_DIRECTIONS FOR THIS TASK_.
Without the pictures, set down every line of the data exactly.

-------- DATASET EXCERPT --------

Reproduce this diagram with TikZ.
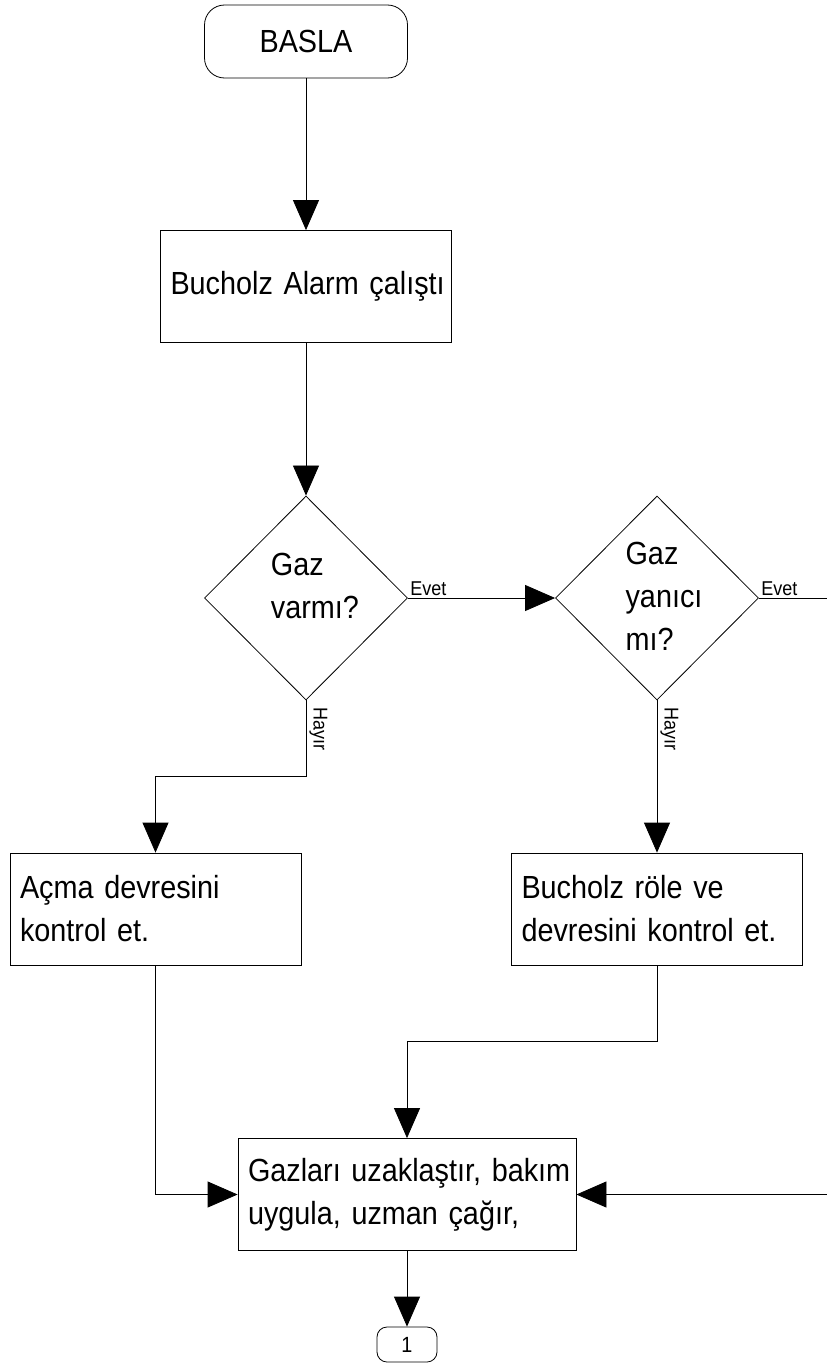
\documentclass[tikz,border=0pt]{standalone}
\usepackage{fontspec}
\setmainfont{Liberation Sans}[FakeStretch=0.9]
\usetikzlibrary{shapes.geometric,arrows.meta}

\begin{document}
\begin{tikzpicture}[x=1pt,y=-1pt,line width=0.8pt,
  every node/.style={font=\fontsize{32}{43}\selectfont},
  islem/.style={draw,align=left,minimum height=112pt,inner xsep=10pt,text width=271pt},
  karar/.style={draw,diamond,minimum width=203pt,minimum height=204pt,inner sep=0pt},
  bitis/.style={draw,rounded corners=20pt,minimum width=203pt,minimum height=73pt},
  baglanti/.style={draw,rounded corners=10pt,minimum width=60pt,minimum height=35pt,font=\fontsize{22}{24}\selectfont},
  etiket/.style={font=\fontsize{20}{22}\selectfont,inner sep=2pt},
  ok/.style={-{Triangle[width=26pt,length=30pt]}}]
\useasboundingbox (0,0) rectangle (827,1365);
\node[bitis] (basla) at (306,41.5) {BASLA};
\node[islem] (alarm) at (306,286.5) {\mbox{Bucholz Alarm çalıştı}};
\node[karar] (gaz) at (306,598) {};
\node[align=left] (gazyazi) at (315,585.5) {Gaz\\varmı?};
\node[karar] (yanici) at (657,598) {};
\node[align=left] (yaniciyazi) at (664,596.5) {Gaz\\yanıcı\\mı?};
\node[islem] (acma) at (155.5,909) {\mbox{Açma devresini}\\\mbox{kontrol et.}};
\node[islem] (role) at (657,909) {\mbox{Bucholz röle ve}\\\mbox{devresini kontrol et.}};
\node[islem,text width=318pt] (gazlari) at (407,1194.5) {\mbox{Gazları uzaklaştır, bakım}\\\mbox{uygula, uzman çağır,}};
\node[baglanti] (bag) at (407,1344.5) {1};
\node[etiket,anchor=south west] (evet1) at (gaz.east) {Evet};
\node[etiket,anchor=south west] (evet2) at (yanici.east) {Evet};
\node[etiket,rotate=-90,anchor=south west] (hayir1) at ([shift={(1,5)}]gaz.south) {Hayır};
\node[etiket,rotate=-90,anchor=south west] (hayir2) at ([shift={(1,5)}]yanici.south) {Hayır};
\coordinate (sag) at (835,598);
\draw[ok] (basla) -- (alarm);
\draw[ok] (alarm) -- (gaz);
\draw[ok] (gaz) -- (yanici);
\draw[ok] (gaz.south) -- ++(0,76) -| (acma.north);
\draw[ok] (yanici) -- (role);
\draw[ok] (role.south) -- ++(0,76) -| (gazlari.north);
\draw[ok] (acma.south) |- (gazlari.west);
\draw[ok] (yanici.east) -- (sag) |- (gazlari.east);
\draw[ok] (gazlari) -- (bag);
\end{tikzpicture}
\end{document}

--------

_ANSWER TO THE EXERCISE_.
Reproduce this diagram with TikZ.
\documentclass[tikz,border=0pt]{standalone}
\usepackage{fontspec}
\setmainfont{Liberation Sans}[FakeStretch=0.9]
\usetikzlibrary{shapes.geometric,arrows.meta}

\begin{document}
\begin{tikzpicture}[x=1pt,y=-1pt,line width=0.8pt,
  every node/.style={font=\fontsize{32}{43}\selectfont},
  islem/.style={draw,align=left,minimum height=112pt,inner xsep=10pt,text width=271pt},
  karar/.style={draw,diamond,minimum width=203pt,minimum height=204pt,inner sep=0pt},
  bitis/.style={draw,rounded corners=20pt,minimum width=203pt,minimum height=73pt},
  baglanti/.style={draw,rounded corners=10pt,minimum width=60pt,minimum height=35pt,font=\fontsize{22}{24}\selectfont},
  etiket/.style={font=\fontsize{20}{22}\selectfont,inner sep=2pt},
  ok/.style={-{Triangle[width=26pt,length=30pt]}}]
\useasboundingbox (0,0) rectangle (827,1365);
\node[bitis] (basla) at (306,41.5) {BASLA};
\node[islem] (alarm) at (306,286.5) {\mbox{Bucholz Alarm çalıştı}};
\node[karar] (gaz) at (306,598) {};
\node[align=left] (gazyazi) at (315,585.5) {Gaz\\varmı?};
\node[karar] (yanici) at (657,598) {};
\node[align=left] (yaniciyazi) at (664,596.5) {Gaz\\yanıcı\\mı?};
\node[islem] (acma) at (155.5,909) {\mbox{Açma devresini}\\\mbox{kontrol et.}};
\node[islem] (role) at (657,909) {\mbox{Bucholz röle ve}\\\mbox{devresini kontrol et.}};
\node[islem,text width=318pt] (gazlari) at (407,1194.5) {\mbox{Gazları uzaklaştır, bakım}\\\mbox{uygula, uzman çağır,}};
\node[baglanti] (bag) at (407,1344.5) {1};
\node[etiket,anchor=south west] (evet1) at (gaz.east) {Evet};
\node[etiket,anchor=south west] (evet2) at (yanici.east) {Evet};
\node[etiket,rotate=-90,anchor=south west] (hayir1) at ([shift={(1,5)}]gaz.south) {Hayır};
\node[etiket,rotate=-90,anchor=south west] (hayir2) at ([shift={(1,5)}]yanici.south) {Hayır};
\coordinate (sag) at (835,598);
\draw[ok] (basla) -- (alarm);
\draw[ok] (alarm) -- (gaz);
\draw[ok] (gaz) -- (yanici);
\draw[ok] (gaz.south) -- ++(0,76) -| (acma.north);
\draw[ok] (yanici) -- (role);
\draw[ok] (role.south) -- ++(0,76) -| (gazlari.north);
\draw[ok] (acma.south) |- (gazlari.west);
\draw[ok] (yanici.east) -- (sag) |- (gazlari.east);
\draw[ok] (gazlari) -- (bag);
\end{tikzpicture}
\end{document}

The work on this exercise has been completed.